DICKINSON: I love that book.

SAGAL: So I have to ask, Doris Kearns Goodwin, how about them Sox?

GOODWIN: Oh, it was the best summer of my life. It was so awesome. I mean just – you know, I promised myself as the summer was going along, because I was finishing this book, and I couldn’t even be on television talking about the news because I wasn’t even following it. The only thing I did was read the sports pages every day. Every day it seemed the Red Sox won.

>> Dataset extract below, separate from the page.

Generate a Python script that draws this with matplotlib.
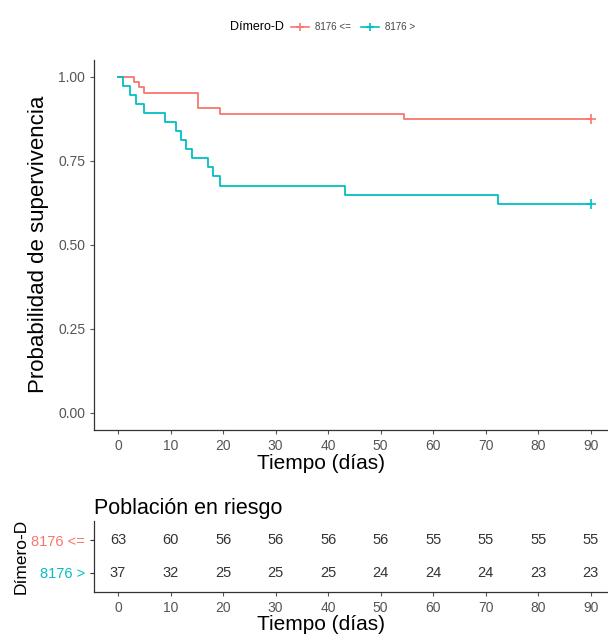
import matplotlib.pyplot as plt
from matplotlib.lines import Line2D

plt.rcParams['font.family'] = ['Liberation Sans', 'DejaVu Sans']

# Kaplan-Meier curves
t_low = [0, 3, 4, 5, 15.3, 19.4, 54.4, 90]
s_low = [1.0, 0.984, 0.968, 0.952, 0.905, 0.889, 0.873, 0.873]
t_high = [0, 1, 2.3, 3.5, 5, 8.9, 11.1, 12, 13, 14, 17.2, 18.1, 19.4, 43.2, 72.4, 90]
s_high = [1.0, 0.973, 0.946, 0.919, 0.892, 0.865, 0.838, 0.811, 0.784, 0.757,
          0.730, 0.703, 0.676, 0.649, 0.622, 0.622]

groups = ["8176 <=", "8176 >"]
colors = ["#F8766D", "#00BFC4"]

risk_times = [0, 10, 20, 30, 40, 50, 60, 70, 80, 90]
risk_low = [63, 60, 56, 56, 56, 56, 55, 55, 55, 55]
risk_high = [37, 32, 25, 25, 25, 24, 24, 24, 23, 23]

yticks = [0.0, 0.25, 0.5, 0.75, 1.0]
xticks = [0, 10, 20, 30, 40, 50, 60, 70, 80, 90]

fig = plt.figure(figsize=(6.08, 6.39), dpi=100)

W, H = 608.0, 639.0
left = 94.4 / W
width = 520.0 / W
lab_x = (321 - 94.4) / 520.0

ax = fig.add_axes([left, 1 - 429.8 / H, width, (429.8 - 59.7) / H])
ax.step(t_low, s_low, where='post', color=colors[0], lw=1.3)
ax.step(t_high, s_high, where='post', color=colors[1], lw=1.3)
ax.plot([t_low[-1]], [s_low[-1]], '+', color=colors[0], ms=7, mew=1.2)
ax.plot([t_high[-1]], [s_high[-1]], '+', color=colors[1], ms=7, mew=1.2)
ax.set_xlim(-4.5, 94.5)
ax.set_ylim(-0.05, 1.05)
ax.set_xticks(xticks)
ax.set_yticks(yticks)
ax.set_yticklabels(["0.00", "0.25", "0.50", "0.75", "1.00"])
for sp in ['top', 'right']:
    ax.spines[sp].set_visible(False)
for sp in ['left', 'bottom']:
    ax.spines[sp].set_color('#333333')
    ax.spines[sp].set_linewidth(0.9)
ax.tick_params(colors='#555555', labelsize=10, length=3, width=0.8)
ax.set_xlabel("Tiempo (días)", fontsize=15, labelpad=1, x=lab_x)
ax.set_ylabel("Probabilidad de supervivencia", fontsize=16, labelpad=7)

# legend at the top
fig.text(0.378, 0.957, "Dímero-D", fontsize=9, va='center', ha='left')
handles = [Line2D([0], [0], color=c, lw=1.2, marker='+', ms=6, mew=1.2) for c in colors]
fig.legend(handles, groups, loc='center left', bbox_to_anchor=(0.465, 0.957), ncol=2,
           frameon=False, fontsize=7, handlelength=1.8, handletextpad=0.6,
           columnspacing=1.1, labelcolor='#444444')

# risk table
tb = fig.add_axes([left, 1 - 592 / H, width, 71 / H])
for i in range(len(risk_times)):
    tb.text(risk_times[i], 2, str(risk_low[i]), ha='center', va='center', fontsize=10.5, color='#333333')
    tb.text(risk_times[i], 1, str(risk_high[i]), ha='center', va='center', fontsize=10.5, color='#333333')
tb.set_xlim(-4.5, 94.5)
tb.set_ylim(0.4, 2.6)
tb.set_xticks(xticks)
tb.set_yticks([2, 1])
tb.set_yticklabels(groups)
for lab, c in zip(tb.get_yticklabels(), colors):
    lab.set_color(c)
for sp in ['top', 'right']:
    tb.spines[sp].set_visible(False)
for sp in ['left', 'bottom']:
    tb.spines[sp].set_color('#333333')
    tb.spines[sp].set_linewidth(0.9)
tb.tick_params(axis='x', colors='#555555', labelsize=10, length=3, width=0.8)
tb.tick_params(axis='y', labelsize=10.5, length=3, width=0.8, color='#333333')
tb.set_xlabel("Tiempo (días)", fontsize=15, labelpad=0, x=lab_x)
tb.set_ylabel("Dímero-D", fontsize=12.5, labelpad=2)
tb.set_title("Población en riesgo", loc='left', fontsize=15.5, pad=5)

fig.savefig("out.png", dpi=100)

So I kept telling myself I don’t care if they win the World Series. I don’t care what happens in the playoffs, they made me happy so long. But then of course they won the World Series. And I was at every playoff game and every World Series game. I even wore a beard one of the days.

SAGAL: Did you really?

SAGAL: And speaking as an esteemed historian, a Pulitzer Prize-winning historian, do in fact, in your scholarly opinion, the Yankees suck?

GOODWIN: Without a question.

SAGAL: Thank you.

And the program ended with panelist predictions:

SAGAL: Now panel, what will A-Rod do without baseball? Luke Burbank.

BURBANK: You know, New Jersey’s going to be looking for a new governor.

BURBANK: And if he was weirdly strong that would just be gravy I guess.

SAGAL: Amy Dickinson.

DICKINSON: He’s not quite sure what he’s going to do but he does know this. He’s really pumped up for it.

SAGAL: And P.J. O’Rourke.

O’ROURKE: God, I had the same answer as Luke almost, big steroid body’s going to run for governor of California.